„BürgerInnen profitieren nicht vom TTIP-Freihandel“ – Leserbrief von Christian Kümmerer, Schwäbisch Hall

Einen Leserbrief auf einen Kommentar von Dr. Walter Döring zum TTIP-Handelsabkommen zwischen der EU und den USA hat Christian Kümmerer aus Schwäbisch Hall geschrieben. Dörings Kommentar erschien in der HT-Beilage „Regio Bussiness“ vom 9. Mai 2014.

Leserbrief von Christian Kümmerer, Schwäbisch Hall

119 Unternehmensvertreter, nur elf zivilgesellschaftliche Akteure

Vom (Frei)Handelsabkommen der EU mit den USA würden alle profitieren, meint Döring. Ja, wahrscheinlich alle multinationalen Konzerne, aber nicht alle Bürger/innen. Der Artikel spricht unter anderem von regelmäßigen Konsultationen bei denen Gewerkschaften und Nichtregierungsorganisationen ihre Bedenken „breit und ausführlich“ vorbringen können. Real sieht das dann so aus, dass von der Verhandlungskommission 119 Unternehmensvertreter, aber nur elf zivilgesellschaftliche Akteure angehört wurden. Schon dieses Machteverhältnis zeigt deutlich an, wer zu den Gewinnern zählen wird.

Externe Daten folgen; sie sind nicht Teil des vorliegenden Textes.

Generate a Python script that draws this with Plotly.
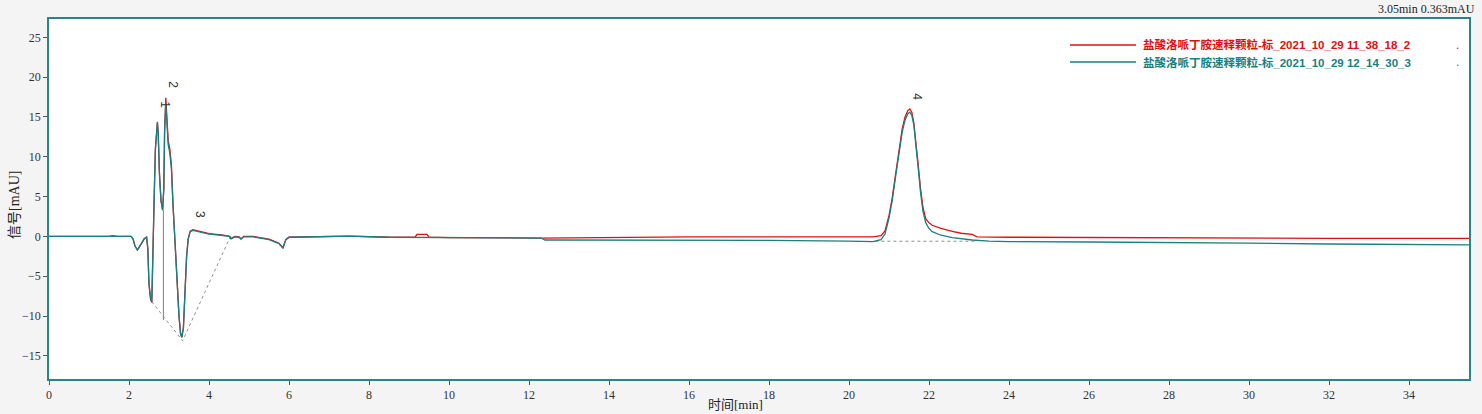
import plotly.graph_objects as go

# ---------------- data ----------------
teal_t = [0, 1.5, 2.05, 2.1, 2.15, 2.21, 2.3, 2.38, 2.44, 2.47, 2.5, 2.54, 2.57, 2.6, 2.63, 2.66, 2.69,
          2.71, 2.73, 2.76, 2.8, 2.84, 2.87, 2.89, 2.92, 2.95, 2.98, 3.02, 3.06, 3.1, 3.15, 3.2, 3.25,
          3.29, 3.32, 3.36, 3.4, 3.44, 3.48, 3.53, 3.6, 3.8, 4.0, 4.3, 4.5, 4.55, 4.65, 4.75, 4.8, 4.87,
          5.1, 5.5, 5.75, 5.85, 5.92, 6.0, 7.0, 7.5, 8.5, 10, 12.3, 12.4, 14, 16, 18, 20, 20.6, 20.8,
          20.9, 21.0, 21.08, 21.17, 21.25, 21.33, 21.4, 21.47, 21.52, 21.57, 21.62, 21.67, 21.73, 21.79,
          21.85, 21.92, 22.0, 22.08, 22.3, 22.58, 23.08, 23.5,
          24, 26, 28, 30, 32, 34, 35.55]
teal_v = [0, 0, 0, -0.3, -1.2, -1.7, -1.0, -0.3, -0.1, -1.5, -6.0, -7.8, -8.2, -3.0, 5.0, 11.0, 14.0,
          14.4, 13.0, 8.0, 4.5, 3.3, 6.0, 13.0, 16.8, 13.0, 11.5, 10.5, 8.5, 4.0, -1.0, -6.0, -10.0,
          -12.3, -12.7, -11.5, -7.0, -2.5, -0.3, 0.6, 0.75, 0.5, 0.3, 0.15, 0.0, -0.3, -0.05, -0.1, -0.35, -0.05,
          -0.05, -0.4, -0.9, -1.5, -0.4, -0.1, -0.05, 0.05, -0.1, -0.15, -0.2, -0.45, -0.45, -0.5, -0.5, -0.6, -0.65, -0.4,
          0.3, 2.3, 4.5, 7.7, 10.7, 13.1, 14.6, 15.4, 15.6, 15.2, 14.0, 11.8, 8.6, 5.5,
          3.1, 1.7, 1.0, 0.6, 0.15, -0.15, -0.45, -0.6,
          -0.65, -0.7, -0.75, -0.85, -0.95, -1.05, -1.05]

red_t = [0, 1.5, 1.6, 1.7, 2.05, 2.1, 2.15, 2.21, 2.3, 2.38, 2.44, 2.47, 2.5, 2.54, 2.57, 2.6, 2.63, 2.66, 2.69,
         2.71, 2.73, 2.76, 2.8, 2.84, 2.87, 2.89, 2.92, 2.95, 2.98, 3.02, 3.06, 3.1, 3.15, 3.2, 3.25,
         3.29, 3.32, 3.36, 3.4, 3.44, 3.48, 3.53, 3.6, 3.8, 4.0, 4.3, 4.5, 4.55, 4.65, 4.75, 4.8, 4.87,
         5.1, 5.5, 5.75, 5.85, 5.92, 6.0, 7.0, 7.5, 8.5, 9.15, 9.2, 9.45, 9.5, 10, 12.3, 14, 16, 18, 20, 20.6, 20.8,
         20.9, 21.0, 21.08, 21.17, 21.25, 21.33, 21.4, 21.47, 21.52, 21.57, 21.62, 21.67, 21.73, 21.79,
         21.85, 21.92, 22.0, 22.08, 22.3, 22.58, 22.8, 23.08, 23.2,
         24, 26, 28, 30, 32, 34, 35.55]
red_v = [0, 0, 0.1, 0, 0, -0.3, -1.2, -1.7, -1.0, -0.3, -0.1, -1.5, -6.0, -7.9, -8.3, -3.0, 5.0, 11.0, 14.0,
         14.3, 13.0, 8.0, 4.5, 3.3, 6.0, 13.5, 17.4, 13.5, 12.0, 11.0, 9.0, 4.0, -1.0, -6.0, -10.0,
         -12.2, -12.6, -11.5, -7.0, -2.5, -0.3, 0.65, 0.85, 0.6, 0.35, 0.2, 0.05, -0.25, 0.0, -0.05, -0.3, 0.0,
         0.0, -0.35, -0.85, -1.4, -0.4, -0.1, 0.0, 0.05, -0.1, -0.1, 0.25, 0.25, -0.1, -0.15, -0.2, -0.1, -0.05, -0.05, -0.05, -0.05, 0.1,
         0.7, 2.6, 4.8, 8.0, 11.0, 13.5, 15.0, 15.8, 16.0, 15.6, 14.3, 12.2, 9.0, 5.9,
         3.6, 2.2, 1.7, 1.4, 1.0, 0.65, 0.4, 0.25, -0.05,
         -0.1, -0.15, -0.2, -0.2, -0.25, -0.25, -0.25]

# integration baselines and drop lines
base1_t = [2.57, 3.34, 4.55]
base1_v = [-8.2, -13.1, 0.15]
base4_t = [20.66, 23.13]
base4_v = [-0.6, -0.6]
drop_t = [2.86, 2.86]
drop_v = [3.3, -10.5]

peak_labels = ["1", "2", "3", "4"]
peak_t = [2.9, 3.1, 3.78, 21.7]
peak_v = [16.6, 19.1, 2.8, 17.6]

series_names = ["盐酸洛哌丁胺速释颗粒-标_2021_10_29 11_38_18_2",
                "盐酸洛哌丁胺速释颗粒-标_2021_10_29 12_14_30_3"]
series_colors = ["#e01010", "#1a7f80"]
cursor_text = "3.05min 0.363mAU"
x_title = "时间[min]"
y_title = "信号[mAU]"

x_ticks = list(range(0, 36, 2))
y_ticks = [-15, -10, -5, 0, 5, 10, 15, 20, 25]

# ---------------- figure ----------------
L, R, T, B = 49, 13, 19, 35
PW, PH = 1482 - L - R, 414 - T - B


def px_x(p):
    return (p - L) / PW


def px_y(p):
    return (414 - B - p) / PH


fig = go.Figure()
fig.add_trace(go.Scatter(x=base1_t, y=base1_v, mode="lines",
                         line=dict(color="#909090", width=1, dash="dot"), showlegend=False, hoverinfo="skip"))
fig.add_trace(go.Scatter(x=base4_t, y=base4_v, mode="lines",
                         line=dict(color="#909090", width=1, dash="dot"), showlegend=False, hoverinfo="skip"))
fig.add_trace(go.Scatter(x=drop_t, y=drop_v, mode="lines",
                         line=dict(color="#808080", width=1), showlegend=False, hoverinfo="skip"))
fig.add_trace(go.Scatter(x=red_t, y=red_v, mode="lines", name=series_names[0],
                         line=dict(color=series_colors[0], width=1.3), showlegend=False))
fig.add_trace(go.Scatter(x=teal_t, y=teal_v, mode="lines", name=series_names[1],
                         line=dict(color=series_colors[1], width=1.3), showlegend=False))

for lab, t, v in zip(peak_labels, peak_t, peak_v):
    fig.add_annotation(x=t, y=v, text=lab, showarrow=False, textangle=90,
                       font=dict(family="Liberation Sans", size=12, color="#333333"))

# manual legend
for i, (nm, col) in enumerate(zip(series_names, series_colors)):
    yp = px_y(45 + 17 * i)
    fig.add_shape(type="line", xref="paper", yref="paper",
                  x0=px_x(1070), x1=px_x(1136), y0=yp, y1=yp,
                  line=dict(color=col, width=1.3))
    fig.add_annotation(xref="paper", yref="paper", x=px_x(1141), y=yp, xanchor="left",
                       yanchor="middle", text="<b>" + nm + "</b>", showarrow=False,
                       font=dict(family="Liberation Sans, Noto Sans CJK SC", size=11.5, color=col))
    fig.add_annotation(xref="paper", yref="paper", x=px_x(1457), y=yp, xanchor="center",
                       yanchor="middle", text=".", showarrow=False,
                       font=dict(family="Liberation Sans", size=12, color=col))

fig.add_annotation(xref="paper", yref="paper", x=px_x(1477), y=px_y(9),
                   xanchor="right", yanchor="middle", text=cursor_text, showarrow=False,
                   font=dict(family="Liberation Serif", size=12, color="#222222"))

fig.add_annotation(xref="paper", yref="paper", x=px_x(735), y=px_y(404),
                   xanchor="center", yanchor="middle", text=x_title, showarrow=False,
                   font=dict(family="Liberation Serif, Noto Sans CJK SC", size=13, color="#222222"))
fig.add_annotation(xref="paper", yref="paper", x=px_x(15), y=px_y(205), textangle=-90,
                   xanchor="center", yanchor="middle", text=y_title, showarrow=False,
                   font=dict(family="Liberation Serif, Noto Sans CJK SC", size=14, color="#222222"))

axis_common = dict(showline=True, mirror=True, linecolor="#2a8585", linewidth=1.5,
                   showgrid=False, zeroline=False, ticks="outside", ticklen=4, automargin=False,
                   tickcolor="#555555", tickfont=dict(family="Liberation Serif", size=12, color="#333333"))

fig.update_xaxes(range=[0, 35.5], tickvals=x_ticks, **axis_common)
fig.update_yaxes(range=[-17.9, 27.3], tickvals=y_ticks, **axis_common)

fig.update_layout(width=1482, height=414, paper_bgcolor="#f4f4f4", plot_bgcolor="#ffffff",
                  margin=dict(l=L, r=R, t=T, b=B, autoexpand=False), showlegend=False)

fig.write_html("out.html", config={"displayModeBar": False},
               post_script="document.body.style.margin='0';document.body.style.overflow='hidden';")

Der jeweils niedrigste Standard wird das Maß aller Dinge sein

Was mich weiterhin sehr skeptisch stimmt, ist dass alle Befürworter von „Harmonisierung der Standards“ sprechen, dass damit beispielsweise die Anhebung der Gehälter auf das jeweilig höhere Niveau gemeint ist, wie uns Dr. Döring glauben machen will. Das wage ich zu bezweifeln. Ich befürchte vielmehr, dass mit Harmonisierung der jeweils niedrigste Standard das Maß aller Dinge sein wird. Auch der Duden erklärt den Begriff „Harmonisierung“ mit „wirtschaftspolitischer Abstimmung“, von sozialpolitischen Aspekten hingegen ist nichts zu lesen.

Finanzkrise ist durch deregulierte Märkte entstanden

Unverhohlen wird als Verhandlungsziel die Deregulierung genannt. Und das, obwohl die derzeit anhaltende Finanzkrise eben durch deregulierte Märkte ausgelöst wurde und mehr Regulierung eigentlich dringend geboten wäre.

Jährliches Wachstum für Deutschland nur 0,03 Prozent

Bei den versprochenen, enormen Wohlstandsgewinnen, so der Wortlaut des Artikels, die „die Realeinkommen der Deutschen um 4,7 Prozent steigern“ sollen, wurde wohl vergessen auf den Zeitraum der Steigerung hinzuweisen. Eine Bertelsmann-Studie prognostiziert ein jährliches Wachstum von 0,03 Prozent für Deutschland.

Auch die Mitgestaltungsrechte des Kreistags werden eingeschränkt

Dass Herr Döring, ob seiner Popularität, wohl mit eindeutigem Votum in den Kreistag einziehen wird, ist dann wohl an Ironie kaum zu überbieten. Fordert er doch indirekt durch sein flammendes Plädoyer für das TTIP, dass die Mitgestaltungsrechte auch dieses Gremiums durch drohende Schiedsgerichtsklagen eingeschränkt wird. Denn es sind keine Beschlüsse oder Gesetzgebungen zu erwarten, wenn gegen diese ein Investor mit Klage droht.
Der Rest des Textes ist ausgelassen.